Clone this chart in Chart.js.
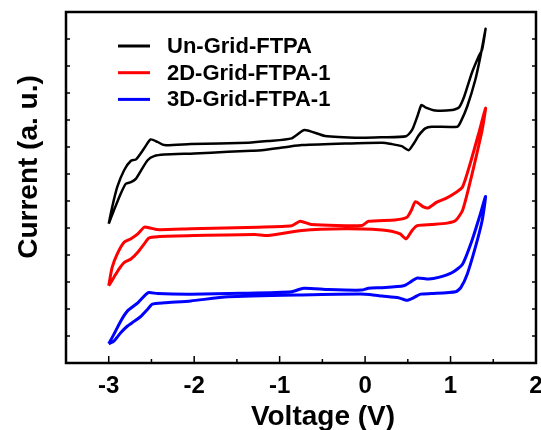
<!DOCTYPE html>
<html>
<head>
<meta charset="utf-8">
<script src="https://cdn.jsdelivr.net/npm/chart.js@4/dist/chart.umd.min.js"></script>
<style>
  body { margin: 0; background: #fff; }
</style>
</head>
<body>
<canvas id="cv" width="541" height="430"></canvas>
<script>
// each loop: forward scan (upper) then reverse scan (lower) back to -3 V
const seriesNames = ['Un-Grid-FTPA', '2D-Grid-FTPA-1', '3D-Grid-FTPA-1'];
const seriesColors = ['#000000', '#ff0000', '#0000ff'];

const unGridV = [-3.00,-2.96,-2.90,-2.82,-2.74,-2.68,-2.585,-2.51,-2.43,-2.35,-2.04,-1.37,-1.135,-0.86,-0.71,-0.47,-0.04,0.20,0.48,0.55,0.61,0.66,0.705,0.82,1.02,1.10,1.16,1.25,1.33,1.37,1.41,
  1.35,1.29,1.195,1.12,1.08,0.78,0.705,0.63,0.57,0.51,0.43,0.31,0.20,-0.235,-0.74,-0.90,-1.21,-1.33,-1.605,-2.00,-2.35,-2.47,-2.545,-2.62,-2.68,-2.74,-2.80,-2.86,-2.94,-3.00];
const unGridI = [5.16,5.77,6.52,7.14,7.49,7.54,7.95,8.28,8.19,8.07,8.11,8.16,8.22,8.32,8.63,8.41,8.34,8.36,8.40,8.63,9.12,9.56,9.47,9.35,9.37,9.47,9.87,10.75,11.36,11.61,12.38,
  11.36,10.49,9.50,8.94,8.75,8.75,8.69,8.44,8.13,7.88,8.03,8.11,8.16,8.13,8.07,8.01,7.88,7.86,7.82,7.76,7.72,7.66,7.51,7.14,6.83,6.70,6.64,6.27,5.65,5.16];

const grid2dV = [-3.00,-2.96,-2.90,-2.82,-2.74,-2.66,-2.585,-2.53,-2.43,-2.04,-1.25,-0.86,-0.76,-0.63,-0.04,0.04,0.35,0.49,0.54,0.59,0.69,0.745,0.84,0.94,1.04,1.14,1.23,1.33,1.41,
  1.37,1.29,1.215,1.14,1.06,0.96,0.78,0.61,0.55,0.48,0.41,0.31,0.20,-0.235,-0.74,-1.135,-1.29,-2.00,-2.43,-2.53,-2.585,-2.66,-2.74,-2.82,-2.88,-2.94,-3.00];
const grid2dI = [2.86,3.54,4.04,4.47,4.60,4.78,5.03,5.01,4.94,4.97,5.03,5.08,5.25,5.13,5.09,5.25,5.30,5.40,5.65,5.97,5.77,5.75,5.96,6.09,6.27,6.52,7.39,8.51,9.44,
  8.63,7.51,6.52,5.65,5.28,5.18,5.13,5.09,4.91,4.60,4.78,4.88,4.93,4.97,4.91,4.72,4.76,4.72,4.68,4.63,4.41,4.10,3.85,3.72,3.48,3.17,2.86];

const grid3dV = [-3.00,-2.94,-2.86,-2.78,-2.66,-2.585,-2.53,-2.43,-2.04,-1.45,-0.86,-0.72,-0.43,-0.04,0.04,0.20,0.45,0.55,0.61,0.745,0.86,1.02,1.14,1.25,1.35,1.41,
  1.37,1.29,1.195,1.12,1.06,0.78,0.65,0.57,0.49,0.39,0.20,0.00,-0.74,-1.605,-2.04,-2.35,-2.49,-2.545,-2.62,-2.70,-2.78,-2.86,-2.94,-3.00];
const grid3dI = [0.71,1.06,1.55,1.93,2.23,2.48,2.61,2.57,2.55,2.58,2.64,2.77,2.72,2.70,2.77,2.79,2.86,3.04,3.15,3.11,3.17,3.35,3.66,4.53,5.53,6.17,
  5.28,4.28,3.29,2.79,2.64,2.57,2.55,2.42,2.32,2.42,2.48,2.55,2.52,2.45,2.30,2.23,2.18,1.99,1.74,1.55,1.37,1.12,0.81,0.71];

const xTicks = [-3, -2, -1, 0, 1, 2];
const xMinorTicks = [-2.5, -1.5, -0.5, 0.5, 1.5];
const yTicks = [1, 2, 3, 4, 5, 6, 7, 8, 9, 10, 11, 12];

const FONT = '"Liberation Sans", Arial, sans-serif';

function pts(vs, is) {
  return vs.map((v, k) => ({ x: v, y: is[k] }));
}

const allV = [unGridV, grid2dV, grid3dV];
const allI = [unGridI, grid2dI, grid3dI];

const datasets = seriesNames.map((name, k) => ({
  label: name,
  data: pts(allV[k], allI[k]),
  showLine: true,
  borderColor: seriesColors[k],
  borderWidth: k === 0 ? 2.5 : 3,
  pointRadius: 0,
  tension: 0.2,
  fill: false
}));

// frame, inward ticks, axis titles, legend inside the plot
const decor = {
  id: 'decor',
  afterDraw(chart) {
    const { ctx, chartArea: a, scales: { x, y } } = chart;
    ctx.save();
    ctx.strokeStyle = '#000';
    ctx.lineWidth = 1.5;
    ctx.beginPath();
    xTicks.forEach(v => {
      const px = x.getPixelForValue(v);
      ctx.moveTo(px, a.bottom); ctx.lineTo(px, a.bottom - 7);
    });
    xMinorTicks.forEach(v => {
      const px = x.getPixelForValue(v);
      ctx.moveTo(px, a.bottom); ctx.lineTo(px, a.bottom - 4);
    });
    yTicks.forEach(v => {
      const py = y.getPixelForValue(v);
      ctx.moveTo(a.left, py); ctx.lineTo(a.left + 4, py);
      ctx.moveTo(a.right, py); ctx.lineTo(a.right - 4, py);
    });
    ctx.stroke();

    ctx.lineWidth = 2.5;
    ctx.strokeRect(a.left, a.top, a.right - a.left, a.bottom - a.top);

    // axis titles
    ctx.fillStyle = '#000';
    ctx.font = 'bold 28px ' + FONT;
    ctx.textAlign = 'center';
    ctx.textBaseline = 'alphabetic';
    ctx.fillText('Voltage (V)', a.left + 257, 425);
    ctx.save();
    ctx.translate(37, a.top + 155);
    ctx.rotate(-Math.PI / 2);
    ctx.fillText('Current (a. u.)', 0, 0);
    ctx.restore();

    // legend
    ctx.font = 'bold 22px ' + FONT;
    ctx.textAlign = 'left';
    ctx.textBaseline = 'middle';
    chart.data.datasets.forEach((ds, k) => {
      const ry = a.top + 34 + k * 26.7;
      ctx.strokeStyle = ds.borderColor;
      ctx.lineWidth = 3;
      ctx.beginPath();
      ctx.moveTo(a.left + 52, ry); ctx.lineTo(a.left + 84, ry);
      ctx.stroke();
      ctx.fillStyle = '#000';
      ctx.fillText(ds.label, a.left + 101, ry + 1);
    });
    ctx.restore();
  }
};

new Chart(document.getElementById('cv'), {
  type: 'scatter',
  data: { datasets },
  options: {
    responsive: false,
    animation: false,
    layout: { padding: { top: 12, right: 5, left: 0, bottom: 0 } },
    plugins: { legend: { display: false }, tooltip: { enabled: false } },
    scales: {
      x: {
        type: 'linear',
        min: -3.5,
        max: 2,
        afterBuildTicks: s => { s.ticks = xTicks.map(v => ({ value: v })); },
        afterFit: s => { s.height = 67; s.paddingLeft = 0; s.paddingRight = 0; },
        grid: { display: false, drawTicks: false },
        border: { display: false },
        ticks: {
          color: '#000',
          padding: 9,
          maxRotation: 0,
          font: { family: FONT, size: 24, weight: 'bold' }
        }
      },
      y: {
        type: 'linear',
        min: 0,
        max: 13,
        afterFit: s => { s.width = 66; },
        grid: { display: false, drawTicks: false },
        border: { display: false },
        ticks: { display: false }
      }
    }
  },
  plugins: [decor]
});
</script>
</body>
</html>
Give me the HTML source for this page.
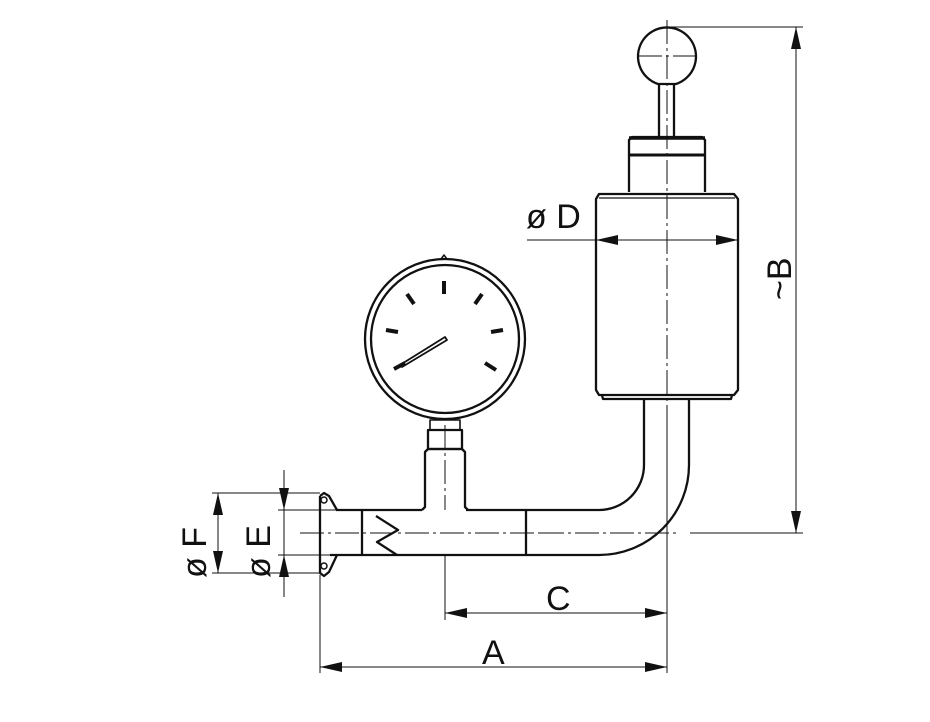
<!DOCTYPE html>
<html><head><style>body{margin:0;background:#fff}svg{display:block}</style></head><body>
<svg width="930" height="722" viewBox="0 0 930 722" xmlns="http://www.w3.org/2000/svg">
<defs><marker id="a" markerWidth="22" markerHeight="10" refX="22" refY="5" orient="auto" markerUnits="userSpaceOnUse"><path d="M0,0 L22,5 L0,10z" fill="#111"/></marker></defs>
<g fill="none" stroke="#111" stroke-width="2.3" stroke-linejoin="round">
<path d="M658,84 A29,29 0 1 1 676,84 Z"/>
<line x1="659" y1="84" x2="659" y2="137"/><line x1="674" y1="84" x2="674" y2="137"/>
<path d="M629,192 V140 L632,137 H702 L705,140 V192"/>
<line x1="629" y1="138" x2="705" y2="138" stroke-width="3.5"/>
<line x1="629" y1="155" x2="705" y2="155" stroke-width="3"/>
<path d="M596,390 V199 L599,194 H734 L738,199 V390 L734,395 H599 Z"/>
<line x1="599" y1="198" x2="735" y2="198" stroke-width="1.2"/>
<path d="M602,395 L603,399 H731 L732,395"/>
<path d="M644,399 V465 A45,45 0 0 1 599,510 H466"/>
<path d="M689,399 V465 A90,90 0 0 1 599,555 H330"/>
<line x1="422" y1="510" x2="336" y2="510"/>
<line x1="526" y1="510" x2="526" y2="555"/>
<line x1="362" y1="510" x2="362" y2="555"/>
<path d="M376,516 L398,530 L377,542 L397,555"/>
<path d="M320,496 L324,493 L329,496 L337,510 M320,496 V573 L324,576 L329,572 L337,555"/>
<circle cx="324" cy="500" r="3" stroke-width="1.5"/><circle cx="324" cy="566" r="3" stroke-width="1.5"/>
<path d="M422,510 L425,507 V452 L428,449 H462 L465,452 V507 L468,510"/>
<rect x="428" y="430" width="34" height="19"/>
<rect x="430" y="420" width="30" height="10" stroke-width="1.6"/>
<circle cx="445" cy="339" r="80"/>
<circle cx="445" cy="339" r="74"/>
<path d="M441,259 L444,255 L447,259" stroke-width="1.5"/>
<g stroke-width="4" stroke-linecap="butt">
<line x1="444" y1="281" x2="444" y2="294"/>
<line x1="407" y1="294" x2="414" y2="304"/>
<line x1="482" y1="294" x2="475" y2="304"/>
<line x1="386" y1="330" x2="398" y2="332"/>
<line x1="491" y1="332" x2="503" y2="330"/>
<line x1="485" y1="363" x2="496" y2="370"/>
<line x1="394" y1="369" x2="405" y2="363"/>
</g>
<path d="M400,365 L445,337 L447,340 L402,367 Z" stroke-width="1.8"/>
</g>
<g stroke="#111" stroke-width="1" stroke-dasharray="24,4,3,4" fill="none">
<line x1="667" y1="20" x2="667" y2="410"/>
<line x1="638" y1="56" x2="696" y2="56"/>
<line x1="300" y1="533" x2="540" y2="533"/>
<line x1="540" y1="533" x2="680" y2="533"/>
<line x1="445" y1="425" x2="445" y2="510"/>
</g>
<g stroke="#111" stroke-width="1" fill="none">
<line x1="667" y1="27" x2="803" y2="27"/><line x1="690" y1="533" x2="803" y2="533"/>
<line x1="796" y1="280" x2="796" y2="27" marker-end="url(#a)"/>
<line x1="796" y1="280" x2="796" y2="533" marker-end="url(#a)"/>
<line x1="527" y1="240" x2="596" y2="240" />
<line x1="667" y1="240" x2="596" y2="240" marker-end="url(#a)"/>
<line x1="667" y1="240" x2="738" y2="240" marker-end="url(#a)"/>
<line x1="445" y1="555" x2="445" y2="620"/>
<line x1="667" y1="410" x2="667" y2="673"/>
<line x1="320" y1="575" x2="320" y2="673"/>
<line x1="555" y1="613" x2="445" y2="613" marker-end="url(#a)"/>
<line x1="555" y1="613" x2="667" y2="613" marker-end="url(#a)"/>
<line x1="490" y1="667" x2="320" y2="667" marker-end="url(#a)"/>
<line x1="490" y1="667" x2="667" y2="667" marker-end="url(#a)"/>
<line x1="212" y1="493" x2="320" y2="493"/><line x1="212" y1="573" x2="320" y2="573"/>
<line x1="218" y1="533" x2="218" y2="493" marker-end="url(#a)"/>
<line x1="218" y1="533" x2="218" y2="573" marker-end="url(#a)"/>
<line x1="278" y1="510" x2="336" y2="510"/><line x1="278" y1="555" x2="336" y2="555"/>
<line x1="284" y1="470" x2="284" y2="510" marker-end="url(#a)"/>
<line x1="284" y1="597" x2="284" y2="555" marker-end="url(#a)"/>
<line x1="284" y1="510" x2="284" y2="555"/>
</g>
<g font-family="Liberation Sans, sans-serif" font-size="34" fill="#111">
<text x="526" y="228">ø D</text>
<text x="546" y="610">C</text>
<text x="482" y="664">A</text>
<text transform="translate(791,300) rotate(-90)">~B</text>
<text transform="translate(206,578) rotate(-90)">ø F</text>
<text transform="translate(270,578) rotate(-90)">ø E</text>
</g>
</svg>
</body></html>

Aim :: All lines from the start of the entries above through the line containing "const seriesColors = ['#000000', '#ff0000', '#0000ff'];" are to be given again exactly; the pictures are not.

Worked answer ::
Clone this chart in Chart.js.
<!DOCTYPE html>
<html>
<head>
<meta charset="utf-8">
<script src="https://cdn.jsdelivr.net/npm/chart.js@4/dist/chart.umd.min.js"></script>
<style>
  body { margin: 0; background: #fff; }
</style>
</head>
<body>
<canvas id="cv" width="541" height="430"></canvas>
<script>
// each loop: forward scan (upper) then reverse scan (lower) back to -3 V
const seriesNames = ['Un-Grid-FTPA', '2D-Grid-FTPA-1', '3D-Grid-FTPA-1'];
const seriesColors = ['#000000', '#ff0000', '#0000ff'];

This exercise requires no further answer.